Collected material:
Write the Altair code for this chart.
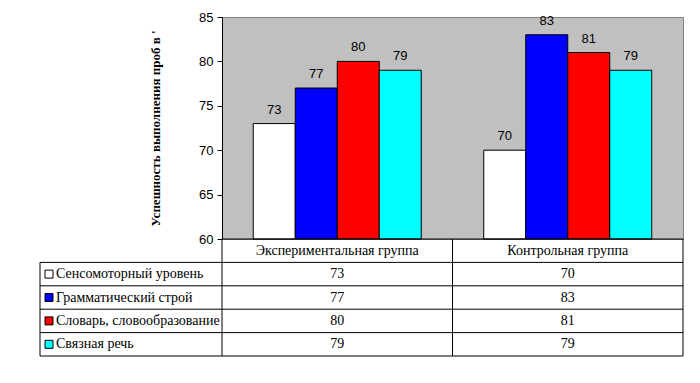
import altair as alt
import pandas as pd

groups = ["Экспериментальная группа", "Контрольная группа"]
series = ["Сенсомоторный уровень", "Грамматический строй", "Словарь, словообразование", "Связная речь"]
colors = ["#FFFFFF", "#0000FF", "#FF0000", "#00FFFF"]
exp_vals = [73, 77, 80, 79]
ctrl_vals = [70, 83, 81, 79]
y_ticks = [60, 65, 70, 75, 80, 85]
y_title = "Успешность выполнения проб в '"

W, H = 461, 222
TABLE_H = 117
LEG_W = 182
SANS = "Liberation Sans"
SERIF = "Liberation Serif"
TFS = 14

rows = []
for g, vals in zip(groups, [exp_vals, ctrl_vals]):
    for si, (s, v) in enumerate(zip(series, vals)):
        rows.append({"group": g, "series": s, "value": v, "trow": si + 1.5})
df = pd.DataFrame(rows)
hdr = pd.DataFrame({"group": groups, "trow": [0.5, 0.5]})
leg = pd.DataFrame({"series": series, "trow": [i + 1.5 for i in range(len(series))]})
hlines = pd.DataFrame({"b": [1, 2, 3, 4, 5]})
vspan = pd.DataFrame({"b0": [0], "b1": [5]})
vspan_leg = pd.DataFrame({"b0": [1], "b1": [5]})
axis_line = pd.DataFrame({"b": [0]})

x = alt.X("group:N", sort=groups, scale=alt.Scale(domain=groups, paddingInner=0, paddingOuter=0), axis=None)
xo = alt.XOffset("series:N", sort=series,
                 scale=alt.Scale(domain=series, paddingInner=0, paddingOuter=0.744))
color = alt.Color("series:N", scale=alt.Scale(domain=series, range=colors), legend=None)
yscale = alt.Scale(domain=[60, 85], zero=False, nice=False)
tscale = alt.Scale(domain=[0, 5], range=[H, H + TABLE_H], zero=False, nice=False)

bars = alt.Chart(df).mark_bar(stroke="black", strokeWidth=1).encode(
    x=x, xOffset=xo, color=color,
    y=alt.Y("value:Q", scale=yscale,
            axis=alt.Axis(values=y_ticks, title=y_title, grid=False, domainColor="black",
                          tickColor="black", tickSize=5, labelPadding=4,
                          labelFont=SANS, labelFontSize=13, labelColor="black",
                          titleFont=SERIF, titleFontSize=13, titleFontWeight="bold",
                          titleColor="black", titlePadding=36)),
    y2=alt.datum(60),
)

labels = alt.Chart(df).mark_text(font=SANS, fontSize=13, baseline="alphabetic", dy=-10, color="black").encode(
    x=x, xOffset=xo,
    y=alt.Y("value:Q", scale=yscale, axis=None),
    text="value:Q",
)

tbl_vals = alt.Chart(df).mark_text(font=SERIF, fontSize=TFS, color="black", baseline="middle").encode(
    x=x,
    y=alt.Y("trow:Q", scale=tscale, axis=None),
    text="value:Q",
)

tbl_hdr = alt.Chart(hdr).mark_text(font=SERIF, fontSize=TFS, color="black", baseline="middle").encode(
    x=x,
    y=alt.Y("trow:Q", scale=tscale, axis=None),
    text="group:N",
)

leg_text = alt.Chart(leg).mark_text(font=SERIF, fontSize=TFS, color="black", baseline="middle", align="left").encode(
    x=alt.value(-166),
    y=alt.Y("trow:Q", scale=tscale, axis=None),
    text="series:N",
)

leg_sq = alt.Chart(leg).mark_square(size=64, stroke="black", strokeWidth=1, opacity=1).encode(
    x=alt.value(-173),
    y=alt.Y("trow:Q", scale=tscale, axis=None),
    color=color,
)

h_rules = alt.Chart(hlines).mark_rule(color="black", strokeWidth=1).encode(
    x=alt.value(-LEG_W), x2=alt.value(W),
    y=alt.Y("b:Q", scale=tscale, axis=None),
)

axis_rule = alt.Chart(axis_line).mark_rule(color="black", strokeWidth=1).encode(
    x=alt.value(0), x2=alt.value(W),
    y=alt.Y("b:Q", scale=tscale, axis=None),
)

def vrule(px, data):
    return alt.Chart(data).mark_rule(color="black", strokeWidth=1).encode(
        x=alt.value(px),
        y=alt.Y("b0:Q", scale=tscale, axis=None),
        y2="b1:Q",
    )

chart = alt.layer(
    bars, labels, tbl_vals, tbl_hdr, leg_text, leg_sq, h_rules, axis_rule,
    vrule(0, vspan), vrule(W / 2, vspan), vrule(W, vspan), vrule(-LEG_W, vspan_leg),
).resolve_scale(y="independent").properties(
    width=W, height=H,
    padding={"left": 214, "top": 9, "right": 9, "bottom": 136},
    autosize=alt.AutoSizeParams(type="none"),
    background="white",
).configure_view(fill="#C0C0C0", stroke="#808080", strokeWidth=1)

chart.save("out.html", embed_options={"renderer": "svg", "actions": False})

Stated exercise: Begin at the top of the material above and output each line exactly, stopping after the line that holds "import pandas as pd". Leave out pictures.

Output for this task:
Write the Altair code for this chart.
import altair as alt
import pandas as pd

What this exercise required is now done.